Miners fell after a series of poor manufacturing data from major economies suggested demand for natural resources was starting to wane.

Anglo American shares dropped 1.9% to 2,887, Antofagasta fell 2.1% to 1,137.5p, Endeavor declined 0.8% to 1,794.5p, Glencore slid 0.9% to 501.1p and Rio Tinto decreased 1.6% to 4,960.7p.

UK manufacturing reached a 27-month low at 46 in August against 52.1 in July, denting hopes across the mining sector.

The news certainly added pressure to the sector amid wider fears of an international production slowdown as the cost of living crisis and falling consumer demand continued to bite.

Whitbread

Whitbread shares dipped 0.6% to 2,519p following its surprising move to invest £200 million into a new hotel development in Central London.

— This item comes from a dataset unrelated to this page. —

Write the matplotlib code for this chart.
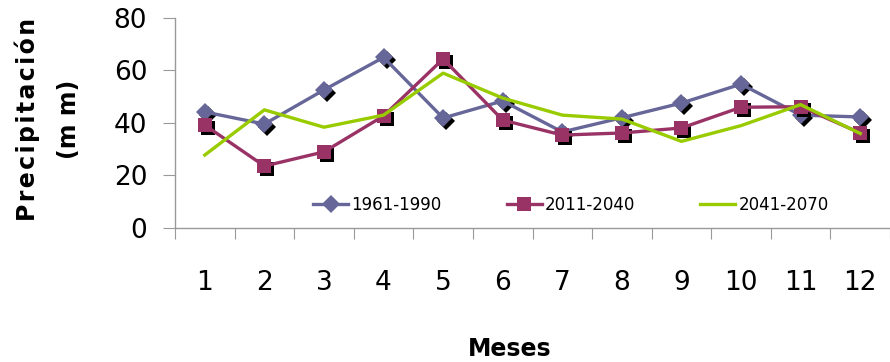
import matplotlib
matplotlib.use("Agg")
from matplotlib import pyplot as plt
from matplotlib.transforms import offset_copy

# monthly precipitation (mm)
meses = [1, 2, 3, 4, 5, 6, 7, 8, 9, 10, 11, 12]
p_1961_1990 = [44.2, 39.6, 52.6, 65.0, 41.9, 48.4, 36.6, 42.0, 47.6, 54.8, 43.0, 42.3]
p_2011_2040 = [39.2, 23.6, 29.0, 42.7, 64.4, 41.1, 35.4, 36.2, 38.1, 46.0, 46.2, 36.2]
p_2041_2070 = [27.8, 45.0, 38.4, 43.0, 59.0, 49.5, 43.0, 41.5, 33.0, 39.0, 47.0, 36.0]
y_ticks = [0, 20, 40, 60, 80]

fig = plt.figure(figsize=(8.9, 3.62), dpi=100)
ax = fig.add_axes([175/890, 1 - 228/362, 715/890, 210/362])

shadow = offset_copy(ax.transData, fig=fig, x=3, y=-3, units='dots')

# series 1
ax.plot(meses, p_1961_1990, 'D', color='black', ms=9.5, mew=0, transform=shadow, zorder=2)
ax.plot(meses, p_1961_1990, '-D', color='#666699', lw=2.4, ms=9.5, mew=0,
        label='1961-1990', zorder=3)
# series 2
ax.plot(meses, p_2011_2040, 's', color='black', ms=10.5, mew=0, transform=shadow, zorder=4)
ax.plot(meses, p_2011_2040, '-s', color='#993366', lw=2.4, ms=10.5, mew=0,
        label='2011-2040', zorder=5)
# series 3 (no markers)
ax.plot(meses, p_2041_2070, '-', color='#99CC00', lw=2.4, label='2041-2070', zorder=6)

ax.set_xlim(0.5, 12.5)
ax.set_ylim(0, 80)
ax.set_yticks(y_ticks)

# category boundaries get tick marks, centers get the labels
ax.set_xticks([i + 0.5 for i in range(0, 13)])
ax.set_xticklabels([])
ax.set_xticks(meses, minor=True)
ax.set_xticklabels([str(m) for m in meses], minor=True,
                   fontfamily='Liberation Sans Narrow', fontsize=19)
ax.tick_params(axis='x', which='major', length=8, color='#999999', direction='out')
ax.tick_params(axis='x', which='minor', length=0, pad=30)
ax.tick_params(axis='y', length=9, color='#999999', labelsize=19, pad=11)

for s in ['top', 'right']:
    ax.spines[s].set_visible(False)
for s in ['left', 'bottom']:
    ax.spines[s].set_color('#999999')
    ax.spines[s].set_linewidth(1.0)

ax.legend(loc='center', bbox_to_anchor=(0.554, 0.11), ncol=3, frameon=False,
          fontsize=12, handlelength=2.1, handletextpad=0.2, columnspacing=3.9)

fig.text(0.031, 0.671, "\u200a".join("Precipitación"), rotation=90, ha='center',
         va='center', fontsize=17, fontweight='bold')
fig.text(0.077, 0.669, "(m m)", rotation=90, ha='center', va='center',
         fontsize=17, fontweight='bold')
fig.text(0.573, 1 - 349/362, "Meses", ha='center', va='center',
         fontsize=17, fontweight='bold')

fig.savefig('out.png', dpi=100)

The bold commitment marks an unexpectedly risky decision in light of the current macro-economic uncertainty.

“Whereas many companies will be battening down the hatches for fear that a recession will hurt their business, Whitbread has done the opposite by committing £200 million to a new hotel development in central London,” said Mould.

“Its purchase of 5 Strand will provide the opportunity to build accommodation in prime tourist territory, using its ‘hub by Premier Inn’ concept which features compact rooms.”

“Interestingly, the building was sold four years ago to an Indian property developer with the intention of creating a luxury 200-bedroom hotel. Now it’s going to be Whitbread’s latest project in squishing in as many rooms in as possible.”